Antonio Roque Gobbo (born 9 November 1935 in São Sebastião do Paraíso, Minas Gerais, Brazil) is a writer.

== Writing career ==
Gobbo began his writer career in his 60s when he began writing short stories. He created a project to publish 1,000 short stories, the "Milistórias" Project. Since then, he released seven books in the collection "Milistórias" and a novel, A Senhora das Coroas (Lady of the Crowns in English).

== Publications ==
- A Loucura do Cristal (The Madness of Cristal) - Milistórias Vol I (2001, Milistórias Project, Belo Horizonte, Minas Gerais, Brazil)
- A Babel da Torre (The Babel Tower) - Milistórias Vol II (2002, Milistórias Project, Belo Horizonte, Minas Gerais, Brazil, ISBN 85-903242-1-4)
- O Espião de Bagdá (The Baghdad Spy) - Milistórias Vol III (2003, Milistórias Project, Belo Horizonte, Minas Gerais, Brazil)
- Minha Doce Vampira (My Sweet Vampire) - Milistórias Vol IV (2004, Anome Livros, Belo Horizonte, Minas Gerais, Brazil)
- O Fantasma dos Mares (The Phantom of the Seas) - Milistórias Vol V (Out/2005, Proj. Literário Milistórias, Belo Horizonte, Minas Gerais, Brazil)
- Legado Nuclear (Nuclear Legacy) - Milistórias Vol VI (Out/2006, Proj. Literário Milistórias, Belo Horizonte, Minas Gerais, Brazil)
- Inimigos Não Mandam Flores (The enemies don't send flowers) - Milistórias Vol VII (2007, Ed. Argos & Milistórias Project, Belo Horizonte, Minas Gerais, Brazil)
- A Senhora das Coroas (The Lady of the Flower Crowns) (2010, Ed. Literato, Belo Horizonte, Minas Gerais, Brazil)

== Other publications ==
Gobbo also contributed to the book Contos dos Contos - Narrativas Inspiradas na Bíblia (The Tales of Tales - Narratives Inspired by the Bible) (2005, Mazza Edições, Belo Horizonte, Minas Gerais, Brazil), a book of ten short stories, all from different authors.

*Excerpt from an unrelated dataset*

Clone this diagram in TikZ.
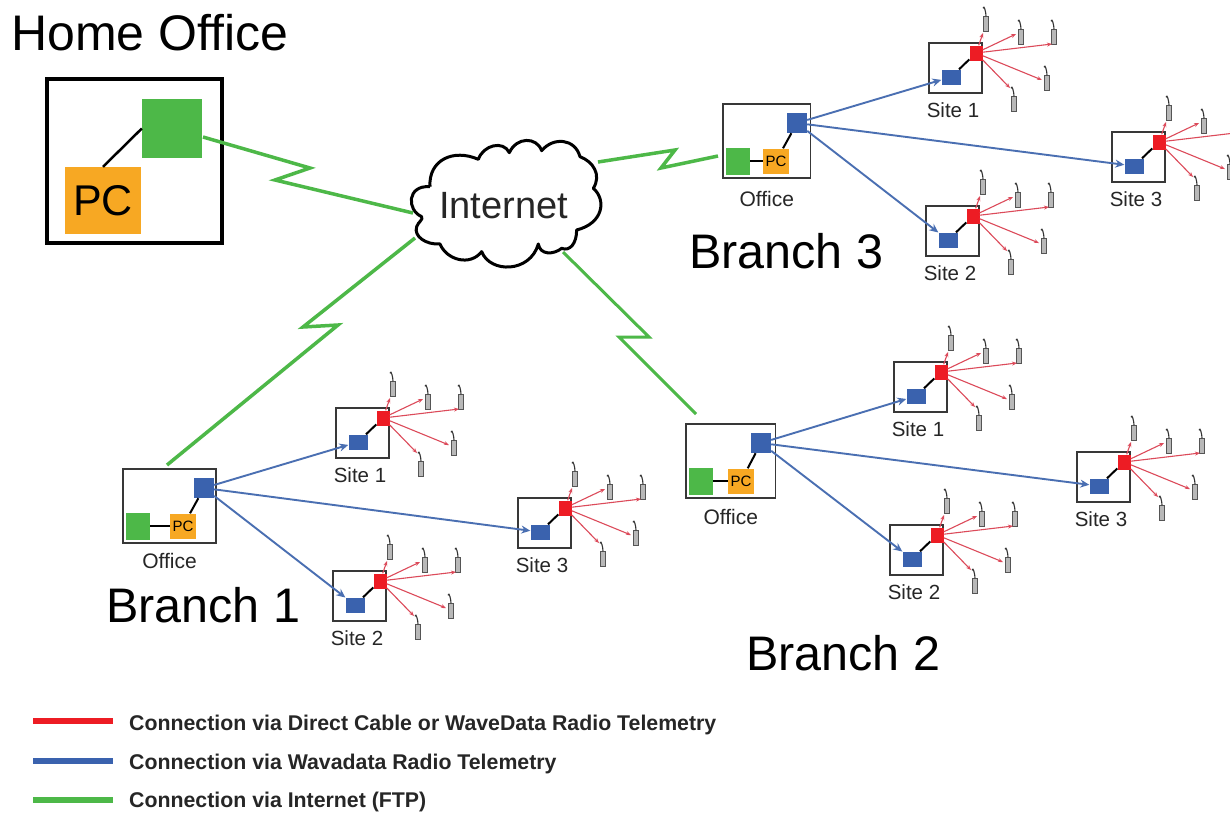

== Gibiteca Antonio Gobbo ==
Gobbo was an avid collector of comic books for much of his life, from childhood, around age 7, until in his 50s. His collection reached a peak or around 4,800 items, and so he decided to create the "Biblioteca Nacional de Histórias em Quadrinhos" (National Library of Comic Books), which existed between 1987 and 1992 in Belo Horizonte, Minas Gerais. In 1992, he decided to donate its entire collection to Belo Horizonte's public library. His collection was named as "Gibiteca Antonio Gobbo".

== Personal life ==
Gobbo is married to Enny Mumic Gobbo and the father of five children, Cecilia Gobbo, Denise Gobbo, Alexandre Gobbo, Fabiola Gobbo and Mauricio Gobbo. He currently lives in Belo Horizonte.